→ REQUIRED TASK
Print the lines of the listing below verbatim from its first line through the line bearing "forecast_start = 18". Any pictures are to be omitted.

# STORED DATA start

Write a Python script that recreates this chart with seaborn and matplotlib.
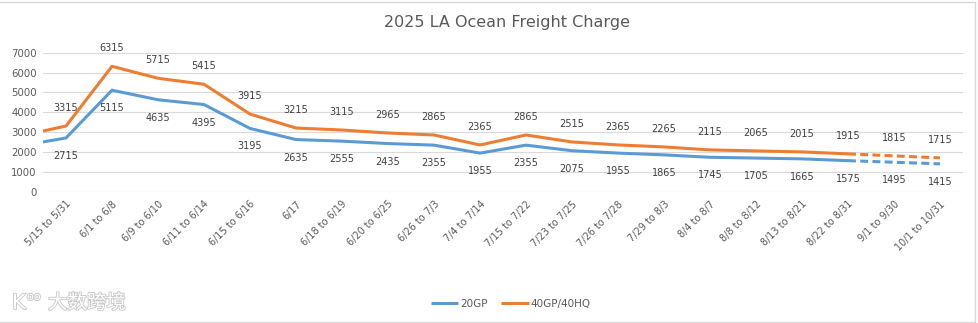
import numpy as np
import pandas as pd
import matplotlib
matplotlib.use("Agg")
import matplotlib.pyplot as plt
import matplotlib.patheffects as pe
from matplotlib.lines import Line2D
import seaborn as sns

# ---- data -------------------------------------------------------------
periods = [
    "5/15 to 5/31", "6/1 to 6/8", "6/9 to 6/10", "6/11 to 6/14", "6/15 to 6/16",
    "6/17", "6/18 to 6/19", "6/20 to 6/25", "6/26 to 7/3", "7/4 to 7/14",
    "7/15 to 7/22", "7/23 to 7/25", "7/26 to 7/28", "7/29 to 8/3", "8/4 to 8/7",
    "8/8 to 8/12", "8/13 to 8/21", "8/22 to 8/31", "9/1 to 9/30", "10/1 to 10/31",
]
rate_20gp = [2715, 5115, 4635, 4395, 3195, 2635, 2555, 2435, 2355, 1955,
             2355, 2075, 1955, 1865, 1745, 1705, 1665, 1575, 1495, 1415]
rate_40gp = [3315, 6315, 5715, 5415, 3915, 3215, 3115, 2965, 2865, 2365,
             2865, 2515, 2365, 2265, 2115, 2065, 2015, 1915, 1815, 1715]
# rate carried in from before the first period (drawn from the axis edge)
lead_in_20gp = 2515
lead_in_40gp = 3065
# periods from this index on are forecasts (dashed)
forecast_start = 18

series_names = ["20GP", "40GP/40HQ"]
series_colors = {"20GP": "#5B9BD5", "40GP/40HQ": "#ED7D31"}

# ---- long-form table ----------------------------------------------------
n = len(periods)
pos = np.arange(n, dtype=float)
rows = []
for name, vals, lead in [("20GP", rate_20gp, lead_in_20gp),
                         ("40GP/40HQ", rate_40gp, lead_in_40gp)]:
    xs = np.concatenate([[-0.5], pos])
    ys = np.concatenate([[lead], vals])
    for x, y in zip(xs, ys):
        if x <= forecast_start - 1:
            rows.append((x, y, name, "actual"))
        if x >= forecast_start - 1:
            rows.append((x, y, name, "forecast"))
df = pd.DataFrame(rows, columns=["pos", "rate", "container", "segment"])

# ---- figure -------------------------------------------------------------
sns.set_theme(style="white")
plt.rcParams["font.family"] = ["DejaVu Sans"]

W, H = 979, 323
fig = plt.figure(figsize=(W / 100, H / 100), dpi=100)
ax = fig.add_axes([43 / W, 1 - 192 / H, (963 - 43) / W, (192 - 52.7) / H])

sns.lineplot(
    data=df, x="pos", y="rate", hue="container", style="segment",
    hue_order=series_names, palette=series_colors,
    dashes={"actual": "", "forecast": (2.6, 1.4)},
    linewidth=2.2, legend=False, ax=ax, sort=False,
    estimator=None, units=None,
)
for line in ax.lines:
    line.set_solid_capstyle("butt")
    line.set_dash_capstyle("butt")

ax.set_xlim(-0.5, n - 0.5)
ax.set_ylim(0, 7000)
ax.set_yticks(np.arange(0, 7001, 1000))
ax.yaxis.grid(True, color="#D9D9D9", linewidth=0.8)
ax.xaxis.grid(False)
for s in ax.spines.values():
    s.set_visible(False)
ax.set_xlabel("")
ax.set_ylabel("")

ax.set_xticks(pos)
ax.set_xticklabels(periods, rotation=45, ha="right", va="top",
                   rotation_mode="anchor", fontsize=7, color="#595959")
ax.tick_params(axis="x", length=0, pad=5)
ax.tick_params(axis="y", length=0, pad=4.5, labelsize=7.3, labelcolor="#595959")

# ---- value labels -------------------------------------------------------
for x, v in zip(pos, rate_40gp):
    ax.annotate(f"{v}", (x, v), xytext=(0, 13), textcoords="offset points",
                ha="center", va="center", fontsize=7, color="#404040",
                annotation_clip=False)
for x, v in zip(pos, rate_20gp):
    ax.annotate(f"{v}", (x, v), xytext=(0, -13), textcoords="offset points",
                ha="center", va="center", fontsize=7, color="#404040",
                annotation_clip=False)

# ---- title & legend -----------------------------------------------------
fig.text(507 / W, 1 - 22 / H, "2025 LA Ocean Freight Charge",
         ha="center", va="center", fontsize=11.5, color="#595959")

handles = [Line2D([], [], color=series_colors[s], linewidth=2.2,
                  solid_capstyle="butt") for s in series_names]
fig.legend(handles, series_names, loc="center", bbox_to_anchor=(511 / W, 1 - 304 / H),
           ncol=2, frameon=False, fontsize=7.5, handlelength=2.6,
           handletextpad=0.2, columnspacing=1.3, labelcolor="#595959")

# ---- chart-area border --------------------------------------------------
border = dict(color="#D9D9D9", linewidth=1.0, transform=fig.transFigure)
fig.add_artist(Line2D([0, 975 / W], [1 - 1.5 / H, 1 - 1.5 / H], **border))
fig.add_artist(Line2D([975 / W, 975 / W], [1 - 1.5 / H, 1 - 321.5 / H], **border))
fig.add_artist(Line2D([0, 975 / W], [1 - 321.5 / H, 1 - 321.5 / H], **border))

# ---- watermark ----------------------------------------------------------
wm = [pe.Stroke(linewidth=1.3, foreground="#C8C8C8"), pe.Normal()]
fig.text(12 / W, 1 - 303 / H, "K", ha="left", va="center", fontsize=15,
         color="white", path_effects=wm, family=["DejaVu Sans"])
fig.text(27 / W, 1 - 297 / H, "oo", ha="left", va="center", fontsize=8,
         color="white", path_effects=wm, family=["DejaVu Sans"])
fig.text(48 / W, 1 - 303 / H, "大数跨境", ha="left", va="center", fontsize=14,
         color="white", path_effects=wm,
         family=["Noto Sans CJK SC", "DejaVu Sans"])

fig.savefig("out.png", dpi=100)
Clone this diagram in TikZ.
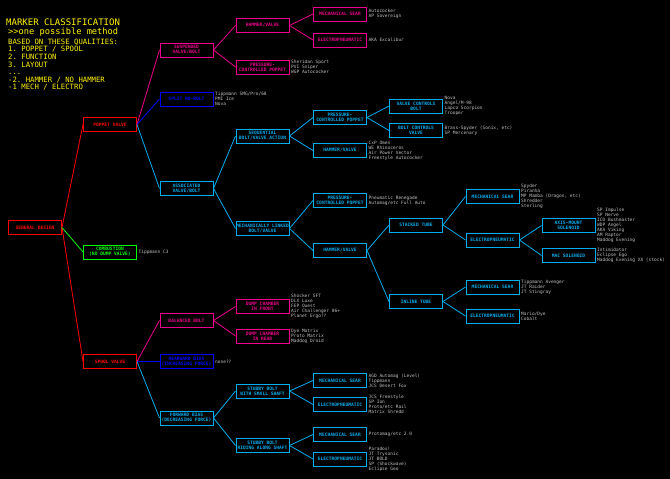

# STORED DATA end

→ OUTPUT OF THE EXERCISE
Write a Python script that recreates this chart with seaborn and matplotlib.
import numpy as np
import pandas as pd
import matplotlib
matplotlib.use("Agg")
import matplotlib.pyplot as plt
import matplotlib.patheffects as pe
from matplotlib.lines import Line2D
import seaborn as sns

# ---- data -------------------------------------------------------------
periods = [
    "5/15 to 5/31", "6/1 to 6/8", "6/9 to 6/10", "6/11 to 6/14", "6/15 to 6/16",
    "6/17", "6/18 to 6/19", "6/20 to 6/25", "6/26 to 7/3", "7/4 to 7/14",
    "7/15 to 7/22", "7/23 to 7/25", "7/26 to 7/28", "7/29 to 8/3", "8/4 to 8/7",
    "8/8 to 8/12", "8/13 to 8/21", "8/22 to 8/31", "9/1 to 9/30", "10/1 to 10/31",
]
rate_20gp = [2715, 5115, 4635, 4395, 3195, 2635, 2555, 2435, 2355, 1955,
             2355, 2075, 1955, 1865, 1745, 1705, 1665, 1575, 1495, 1415]
rate_40gp = [3315, 6315, 5715, 5415, 3915, 3215, 3115, 2965, 2865, 2365,
             2865, 2515, 2365, 2265, 2115, 2065, 2015, 1915, 1815, 1715]
# rate carried in from before the first period (drawn from the axis edge)
lead_in_20gp = 2515
lead_in_40gp = 3065
# periods from this index on are forecasts (dashed)
forecast_start = 18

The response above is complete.